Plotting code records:
··········

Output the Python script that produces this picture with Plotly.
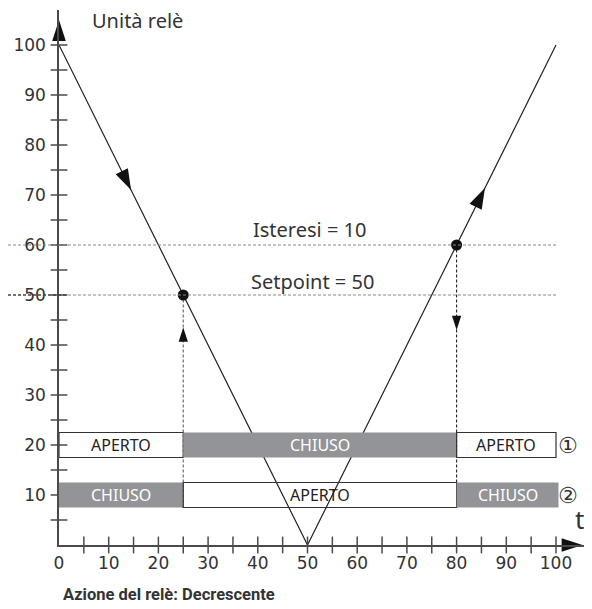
import plotly.graph_objects as go

# ---- data ----
V_X = [0, 50, 100]
V_Y = [100, 0, 100]
SETPOINT = 50
HYST_LEVEL = 60
SWITCH_POINTS_X = [25, 80]
SWITCH_POINTS_Y = [50, 60]

X_TICKS = list(range(0, 101, 10))
X_MINOR = list(range(5, 101, 5))
Y_TICKS = list(range(10, 101, 10))
Y_MINOR = list(range(5, 101, 5))

# relay bars: (start, end, state)
RELAY1_Y = 20
RELAY1_START = [0, 25, 80]
RELAY1_END = [25, 80, 100]
RELAY1_STATE = ["APERTO", "CHIUSO", "APERTO"]
RELAY2_Y = 10
RELAY2_START = [0, 25, 80]
RELAY2_END = [25, 80, 100.5]
RELAY2_STATE = ["CHIUSO", "APERTO", "CHIUSO"]
BAR_H = 5

# ---- layout constants (page has an 8px body margin) ----
W, H = 584, 601
ML, MR, MT, MB = 51, 0, 2, 64
PW = W - ML - MR
PH = H - MT - MB
PX_X = 4.97
PX_Y = 5.0
XMAX = PW / PX_X
YMAX = PH / PX_Y

GRAY = "#929497"
AX = "#4a4a4a"
TXT = "#333333"
FONT = "Noto Sans"
NUMFONT = "DejaVu Sans"

fig = go.Figure()

# V line
fig.add_trace(go.Scatter(x=V_X, y=V_Y, mode="lines",
                         line=dict(color="#222", width=1.2), hoverinfo="skip"))

# vertical dotted lines
fig.add_trace(go.Scatter(x=[SWITCH_POINTS_X[0]] * 2, y=[7.5, SWITCH_POINTS_Y[0]], mode="lines",
                         line=dict(color="#777", width=1.3, dash="3px,2px"), hoverinfo="skip"))
fig.add_trace(go.Scatter(x=[SWITCH_POINTS_X[1]] * 2, y=[7.5, SWITCH_POINTS_Y[1]], mode="lines",
                         line=dict(color="#222", width=1.1, dash="3px,2px"), hoverinfo="skip"))

shapes = []
# horizontal dotted lines (from page edge to x=100)
for lvl, col in [(HYST_LEVEL, "#888"), (SETPOINT, "#888")]:
    shapes.append(dict(type="line", xref="paper", yref="y",
                       x0=-ML / PW, x1=100 / XMAX, y0=lvl, y1=lvl,
                       line=dict(color=col, width=1.2, dash="3px,2px")))
shapes.append(dict(type="line", xref="paper", yref="y",
                   x0=-ML / PW, x1=8 / PW, y0=SETPOINT, y1=SETPOINT,
                   line=dict(color="#222", width=1.2, dash="3px,2px")))

annotations = []
for yc, starts, ends, states in [(RELAY1_Y, RELAY1_START, RELAY1_END, RELAY1_STATE),
                                 (RELAY2_Y, RELAY2_START, RELAY2_END, RELAY2_STATE)]:
    for s, e, st in zip(starts, ends, states):
        if st == "CHIUSO":
            shapes.append(dict(type="rect", xref="x", yref="y", x0=s, x1=e,
                               y0=yc - BAR_H / 2, y1=yc + BAR_H / 2,
                               fillcolor=GRAY, line=dict(width=0), layer="above"))
            tc = "white"
        else:
            shapes.append(dict(type="rect", xref="x", yref="y", x0=s, x1=e,
                               y0=yc - BAR_H / 2, y1=yc + BAR_H / 2,
                               fillcolor="rgba(0,0,0,0)", line=dict(color="#333", width=1.2),
                               layer="above"))
            tc = "#222"
        annotations.append(dict(x=(s + e) / 2, y=yc, text=st, showarrow=False,
                                font=dict(family=FONT, size=16, color=tc),
                                xref="x", yref="y"))

# axis tick marks (crossing)
fig.add_trace(go.Scatter(x=[0] * len(Y_MINOR), y=Y_MINOR, mode="markers",
                         marker=dict(symbol="line-ew", size=12, line=dict(color=AX, width=1.5)),
                         cliponaxis=False, hoverinfo="skip"))
fig.add_trace(go.Scatter(x=X_MINOR, y=[0] * len(X_MINOR), mode="markers",
                         marker=dict(symbol="line-ns", size=12, line=dict(color=AX, width=1.5)),
                         cliponaxis=False, hoverinfo="skip"))

# switching points
fig.add_trace(go.Scatter(x=SWITCH_POINTS_X, y=SWITCH_POINTS_Y, mode="markers",
                         marker=dict(color="#111", size=11), hoverinfo="skip"))

# direction arrows on V line
ang = 26.4
fig.add_trace(go.Scatter(x=[14.5, 85.7], y=[71, 71.4], mode="markers",
                         marker=dict(symbol="arrow", size=22, color="#111",
                                     angle=[180 - ang, ang]), hoverinfo="skip"))
# arrows on dotted verticals
fig.add_trace(go.Scatter(x=[25, 80], y=[43.5, 43], mode="markers",
                         marker=dict(symbol="arrow", size=15, color="#111", angle=[0, 180]),
                         hoverinfo="skip"))
# axis arrowheads
fig.add_trace(go.Scatter(x=[0, XMAX - 1.9], y=[YMAX - 2.0, 0], mode="markers",
                         marker=dict(symbol="arrow", size=22, color="#111", angle=[0, 90]),
                         cliponaxis=False, hoverinfo="skip"))

annotations += [
    dict(x=50.5, y=63.2, text="Isteresi = 10", showarrow=False,
         font=dict(family=FONT, size=20, color=TXT)),
    dict(x=51, y=52.8, text="Setpoint = 50", showarrow=False,
         font=dict(family=FONT, size=20, color=TXT)),
    dict(x=6.3, y=YMAX - 2.0, text="Unità relè", showarrow=False, xanchor="left",
         yanchor="middle", font=dict(family=FONT, size=20, color=TXT)),
    dict(x=102.5, y=RELAY1_Y, text="①", showarrow=False,
         font=dict(family=NUMFONT, size=22, color=TXT)),
    dict(x=102.5, y=RELAY2_Y, text="②", showarrow=False,
         font=dict(family=NUMFONT, size=22, color=TXT)),
    dict(x=104.7, y=5.2, text="t", showarrow=False,
         font=dict(family=FONT, size=26, color=TXT)),
    dict(x=0.5 / XMAX, xref="paper", y=-(586 - (MT + PH)) / PH, yref="paper",
         text="<b>Azione del relè: Decrescente</b>", showarrow=False, xanchor="left",
         yanchor="middle", font=dict(family="Roboto", size=16.5, color=TXT)),
]

fig.update_layout(
    width=W, height=H,
    margin=dict(l=ML, r=MR, t=MT, b=MB),
    plot_bgcolor="white", paper_bgcolor="white",
    showlegend=False,
    shapes=shapes, annotations=annotations,
    font=dict(family=FONT, color=TXT),
    xaxis=dict(range=[0, XMAX], showgrid=False, zeroline=False, showline=True,
               linecolor=AX, linewidth=1.5, tickvals=X_TICKS, ticks="", automargin=False,
               tickfont=dict(family=NUMFONT, size=17, color=TXT), ticklabelstandoff=2,
               fixedrange=True),
    yaxis=dict(range=[0, YMAX], showgrid=False, zeroline=False, showline=True,
               linecolor=AX, linewidth=1.5, tickvals=Y_TICKS, ticks="", automargin=False,
               tickfont=dict(family=NUMFONT, size=17, color=TXT), ticklabelstandoff=8,
               fixedrange=True),
)

fig.write_html("out.html")
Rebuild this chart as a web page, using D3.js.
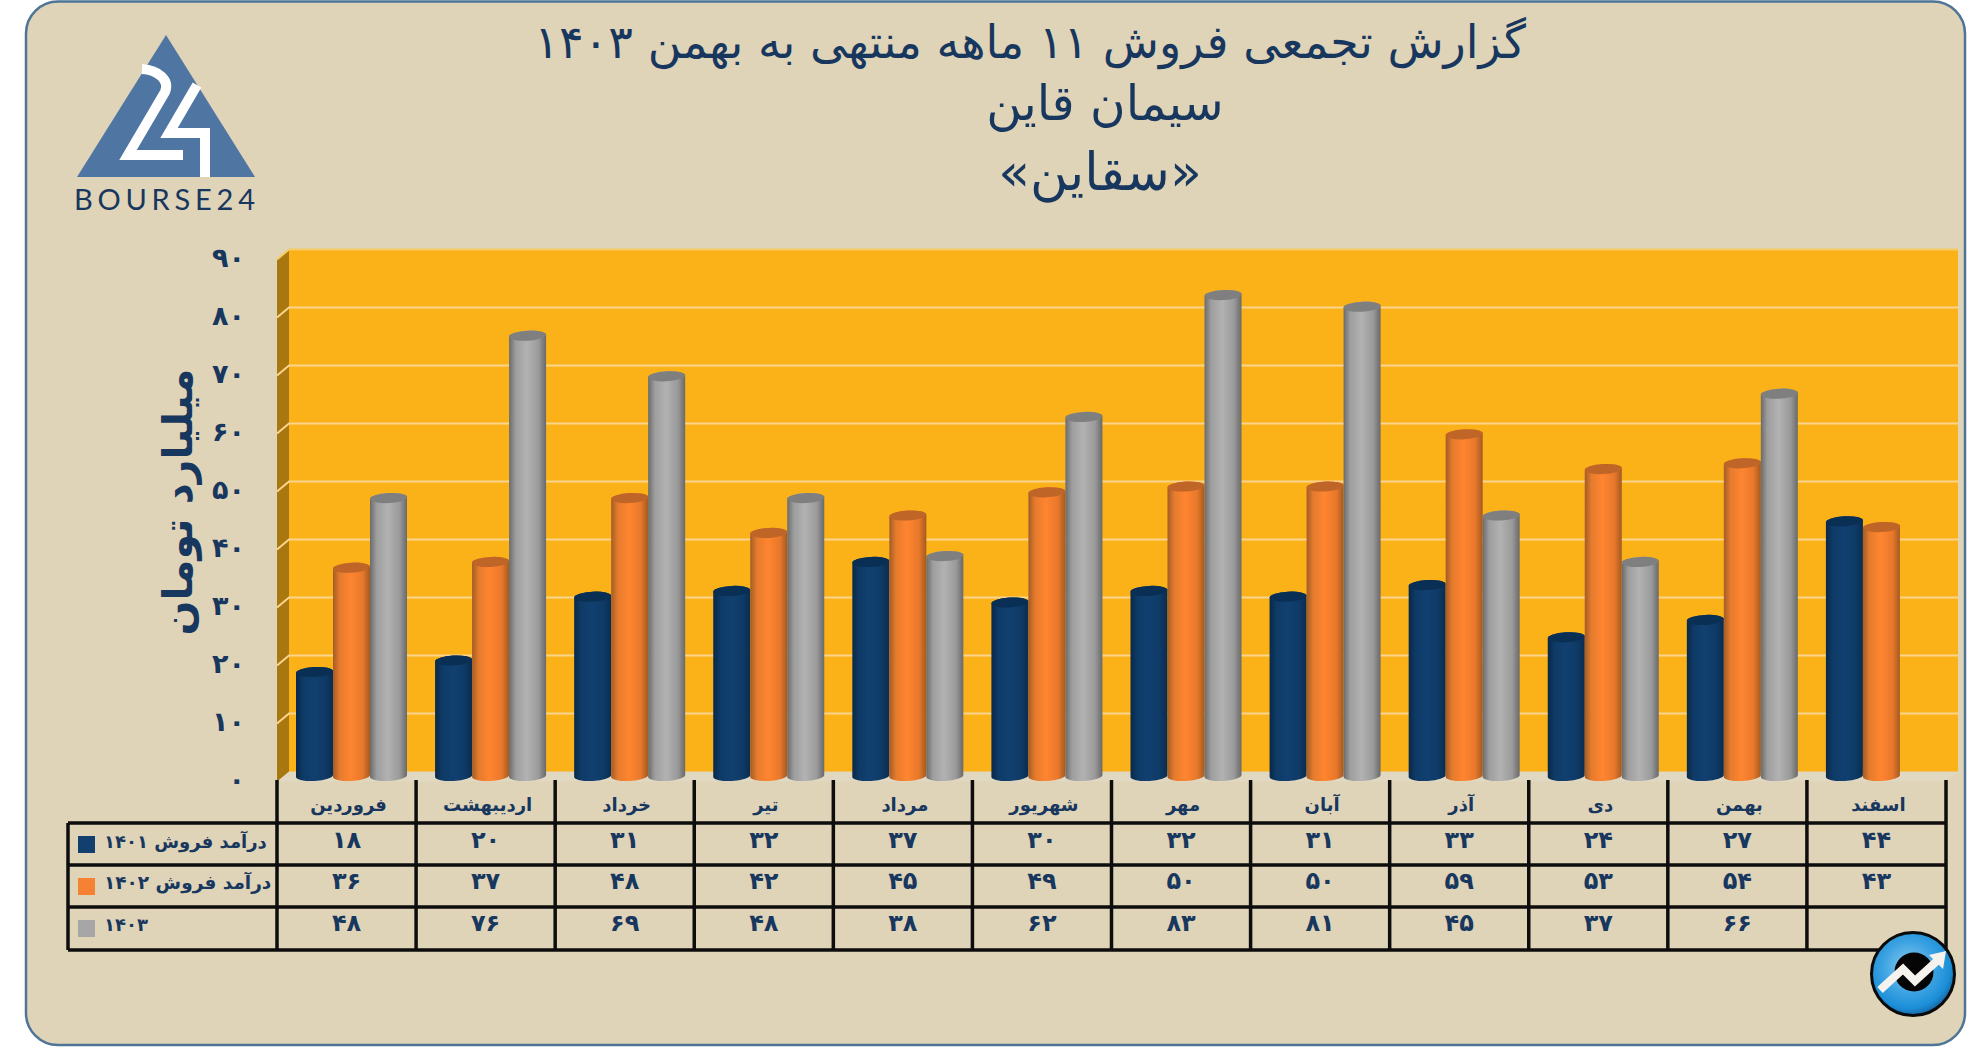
<!DOCTYPE html>
<html>
<head>
<meta charset="utf-8">
<script src="https://d3js.org/d3.v7.min.js"></script>
<style>
	body { margin: 0; background: #fff; }
	text { font-family: "DejaVu Sans", sans-serif; fill: #17375E; }
</style>
</head>
<body>
<div id="chartContainer"></div>
<script>
//values
var months = ["فروردین", "اردیبهشت", "خرداد", "تیر", "مرداد", "شهریور", "مهر", "آبان", "آذر", "دی", "بهمن", "اسفند"];
var seriesNames = ["درآمد فروش ۱۴۰۱", "درآمد فروش ۱۴۰۲", "۱۴۰۳"];
var sales1401 = [18, 20, 31, 32, 37, 30, 32, 31, 33, 24, 27, 44];
var sales1402 = [36, 37, 48, 42, 45, 49, 50, 50, 59, 53, 54, 43];
var sales1403 = [48, 76, 69, 48, 38, 62, 83, 81, 45, 37, 66, null];
var yTicks = [0, 10, 20, 30, 40, 50, 60, 70, 80, 90];
var titleLines = ["گزارش تجمعی فروش ۱۱ ماهه منتهی به بهمن ۱۴۰۳", "سیمان قاین", "«سقاین»"];
var yTitle = "میلیارد تومان";

var allSales = [sales1401, sales1402, sales1403];

//colors for each series: dark edge, light middle, top of the cylinder, legend box
var seriesColors = [
	{stops: ["#092847", "#0E3A66", "#114070", "#0E3A66", "#0A2C4F"], top: "#0A2F55", box: "#123F6D"},
	{stops: ["#A35C26", "#E57B2D", "#FF8530", "#E8782B", "#A45A20"], top: "#BF6528", box: "#F58232"},
	{stops: ["#6B6B6B", "#9E9E9E", "#B2B2B2", "#9A9A9A", "#696969"], top: "#7F7F7F", box: "#A6A6A6"}
];
var stopOffsets = ["0%", "18%", "48%", "80%", "100%"];

var toPersian = function (v) {
	return String(v).replace(/\d/g, function (d) { return "۰۱۲۳۴۵۶۷۸۹"[d]; });
};

var svg = d3.select("#chartContainer").append("svg")
	.attr("width", 1986)
	.attr("height", 1047)
	.style("display", "block");

var defs = svg.append("defs");

seriesColors.forEach(function (c, i) {
	var g = defs.append("linearGradient").attr("id", "cyl" + i);
	c.stops.forEach(function (col, j) {
		g.append("stop").attr("offset", stopOffsets[j]).attr("stop-color", col);
	});
});

var badgeGrad = defs.append("radialGradient").attr("id", "badge")
	.attr("cx", "45%").attr("cy", "42%").attr("r", "58%");
badgeGrad.append("stop").attr("offset", "0%").attr("stop-color", "#8CCBEE");
badgeGrad.append("stop").attr("offset", "55%").attr("stop-color", "#3BA2E2");
badgeGrad.append("stop").attr("offset", "85%").attr("stop-color", "#1C8FD8");
badgeGrad.append("stop").attr("offset", "100%").attr("stop-color", "#1669A8");

//the card
svg.append("rect")
	.attr("x", 26).attr("y", 1.5)
	.attr("width", 1939).attr("height", 1043.5)
	.attr("rx", 32)
	.attr("fill", "#DFD3B8")
	.attr("stroke", "#4F7596")
	.attr("stroke-width", 2.5);

//scales
var left = 277, right = 1946, depthX = 12, depthY = 10;
var x0 = d3.scaleBand().domain(months).range([left, right]);
var x1 = d3.scaleBand().domain(seriesNames).range([19, 130]);
var y = d3.scaleLinear().domain([0, 90]).range([771.5, 249.5]);
var yFront = d3.scaleLinear().domain([0, 90]).range([780, 258]);

var wallX = left + depthX, wallRight = 1958;

//back wall, side wall and floor
svg.append("polygon")
	.attr("points", [[left, y(0) + depthY], [wallX, y(0)], [wallRight, y(0)], [right, y(0) + depthY]].join(" "))
	.attr("fill", "#E1D8C2");
svg.append("rect")
	.attr("x", wallX).attr("y", y(90))
	.attr("width", wallRight - wallX).attr("height", y(0) - y(90))
	.attr("fill", "#FBB118");
svg.append("polygon")
	.attr("points", [[left, y(90) + depthY], [wallX, y(90)], [wallX, y(0)], [left, y(0) + depthY]].join(" "))
	.attr("fill", "#A9770F");

//gridlines
yTicks.filter(function (t) { return t > 0; }).forEach(function (t) {
	svg.append("polyline")
		.attr("points", [[left, y(t) + depthY], [wallX, y(t)], [wallRight, y(t)]].join(" "))
		.attr("fill", "none")
		.attr("stroke", t == 90 ? "#F7CB63" : "#FBD58E")
		.attr("stroke-width", 2);
});

//the cylinders
var rx = x1.bandwidth() / 2, ry = 5, tilt = 1;
var angle = Math.atan2(-2 * tilt, x1.bandwidth()) * 180 / Math.PI;

var bars = svg.append("g");
months.forEach(function (month, m) {
	seriesNames.forEach(function (name, s) {
		var v = allSales[s][m];
		if (v === null) { return; }
		var xa = x0(month) + x1(name), xb = xa + x1.bandwidth();
		var top = y(v) + ry, bottom = y(0) + 4.5;
		var arc = "A" + rx + "," + ry + " " + angle + " 0 0 ";
		bars.append("path")
			.attr("d", "M" + xa + "," + (top + tilt) + "L" + xa + "," + (bottom + tilt)
				+ arc + xb + "," + (bottom - tilt) + "L" + xb + "," + (top - tilt)
				+ arc + xa + "," + (top + tilt) + "Z")
			.attr("fill", "url(#cyl" + s + ")");
		bars.append("ellipse")
			.attr("cx", (xa + xb) / 2).attr("cy", top)
			.attr("rx", rx).attr("ry", ry)
			.attr("transform", "rotate(" + angle + " " + (xa + xb) / 2 + " " + top + ")")
			.attr("fill", seriesColors[s].top);
	});
});

//y axis
var yAxis = svg.append("g")
	.attr("transform", "translate(250,0)")
	.call(d3.axisLeft(yFront).tickValues(yTicks).tickSize(0).tickPadding(5).tickFormat(toPersian));
yAxis.select(".domain").remove();
yAxis.selectAll("text")
	.style("font-family", '"DejaVu Sans", sans-serif')
	.style("font-size", "27px")
	.style("font-weight", "bold")
	.style("fill", "#17375E");

svg.append("text")
	.attr("transform", "translate(192,502) rotate(-90)")
	.attr("text-anchor", "middle")
	.style("font-size", "41px")
	.style("font-weight", "bold")
	.attr("direction", "rtl")
	.text(yTitle);

//titles, the first line sits further left than the other two
var titleX = [1030, 1105, 1100], titleY = [58, 120, 190], titleSize = [46, 48.5, 52];
titleLines.forEach(function (line, i) {
	svg.append("text")
		.attr("x", titleX[i])
		.attr("y", titleY[i])
		.attr("text-anchor", "middle")
		.attr("direction", "rtl")
		.style("font-size", titleSize[i] + "px")
		.text(line);
});

//table under the chart
var rowLines = [823, 865, 907, 950], tableLeft = 68;
var table = svg.append("g").attr("stroke", "#0D0D0D").attr("stroke-width", 3.5);
rowLines.forEach(function (ry0) {
	table.append("line").attr("x1", tableLeft).attr("x2", right).attr("y1", ry0).attr("y2", ry0);
});
table.append("line").attr("x1", tableLeft).attr("x2", tableLeft).attr("y1", 823).attr("y2", 950);
months.concat(["end"]).forEach(function (month, i) {
	var xv = i < months.length ? x0(month) : right;
	table.append("line").attr("x1", xv).attr("x2", xv).attr("y1", 780).attr("y2", 950);
});

months.forEach(function (month) {
	svg.append("text")
		.attr("x", x0(month) + x0.bandwidth() / 2 + 2)
		.attr("y", 811)
		.attr("text-anchor", "middle")
		.attr("direction", "rtl")
		.style("font-size", "18px")
		.style("font-weight", "bold")
		.text(month);
});

var rowText = [848, 889, 931], boxTop = [836, 878, 920], labelSize = [18, 18.5, 18];
seriesNames.forEach(function (name, s) {
	svg.append("rect")
		.attr("x", 78).attr("y", boxTop[s])
		.attr("width", 17).attr("height", 17)
		.attr("fill", seriesColors[s].box);
	svg.append("text")
		.attr("x", 104).attr("y", rowText[s])
		.attr("text-anchor", "end")
		.attr("direction", "rtl")
		.style("font-size", labelSize[s] + "px")
		.style("font-weight", "bold")
		.text(name);
	months.forEach(function (month, m) {
		var v = allSales[s][m];
		if (v === null) { return; }
		svg.append("text")
			.attr("x", x0(month) + x0.bandwidth() / 2)
			.attr("y", rowText[s])
			.attr("text-anchor", "middle")
			.style("font-size", "24px")
			.style("font-weight", "bold")
			.text(toPersian(v));
	});
});

//logo top left
var logo = svg.append("g");
logo.append("polygon")
	.attr("points", "166,35 77,177 255,177")
	.attr("fill", "#4F76A3");
logo.append("path")
	.attr("d", "M142,69 C158,70 170,80 165,92 L128,155 H183")
	.attr("fill", "none").attr("stroke", "#fff").attr("stroke-width", 10);
logo.append("path")
	.attr("d", "M197,85 L169,133 H205 V177")
	.attr("fill", "none").attr("stroke", "#fff").attr("stroke-width", 10);
logo.append("text")
	.attr("x", 74).attr("y", 210)
	.attr("textLength", 181)
	.style("font-family", "Lato, sans-serif")
	.style("font-size", "29px")
	.text("BOURSE24");

//round badge bottom right
var badge = svg.append("g");
badge.append("circle")
	.attr("cx", 1913).attr("cy", 974).attr("r", 41.5)
	.attr("fill", "url(#badge)")
	.attr("stroke", "#0A0A0A").attr("stroke-width", 3);
badge.append("circle").attr("cx", 1914).attr("cy", 972).attr("r", 19.5).attr("fill", "#050505");
badge.append("polyline")
	.attr("points", "1880,990 1903,969 1915,981 1938,960")
	.attr("fill", "none").attr("stroke", "#F6F3EE").attr("stroke-width", 8);
badge.append("polygon")
	.attr("points", "1946,951 1929,955 1943,969")
	.attr("fill", "#F6F3EE");
</script>
</body>
</html>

··········

Short problem:
Pictures do not belong in the copy. Repeat only the lines from the top of the records through the line containing "fig = go.Figure()".

Correct output:
Output the Python script that produces this picture with Plotly.
import plotly.graph_objects as go

# ---- data ----
V_X = [0, 50, 100]
V_Y = [100, 0, 100]
SETPOINT = 50
HYST_LEVEL = 60
SWITCH_POINTS_X = [25, 80]
SWITCH_POINTS_Y = [50, 60]

X_TICKS = list(range(0, 101, 10))
X_MINOR = list(range(5, 101, 5))
Y_TICKS = list(range(10, 101, 10))
Y_MINOR = list(range(5, 101, 5))

# relay bars: (start, end, state)
RELAY1_Y = 20
RELAY1_START = [0, 25, 80]
RELAY1_END = [25, 80, 100]
RELAY1_STATE = ["APERTO", "CHIUSO", "APERTO"]
RELAY2_Y = 10
RELAY2_START = [0, 25, 80]
RELAY2_END = [25, 80, 100.5]
RELAY2_STATE = ["CHIUSO", "APERTO", "CHIUSO"]
BAR_H = 5

# ---- layout constants (page has an 8px body margin) ----
W, H = 584, 601
ML, MR, MT, MB = 51, 0, 2, 64
PW = W - ML - MR
PH = H - MT - MB
PX_X = 4.97
PX_Y = 5.0
XMAX = PW / PX_X
YMAX = PH / PX_Y

GRAY = "#929497"
AX = "#4a4a4a"
TXT = "#333333"
FONT = "Noto Sans"
NUMFONT = "DejaVu Sans"

fig = go.Figure()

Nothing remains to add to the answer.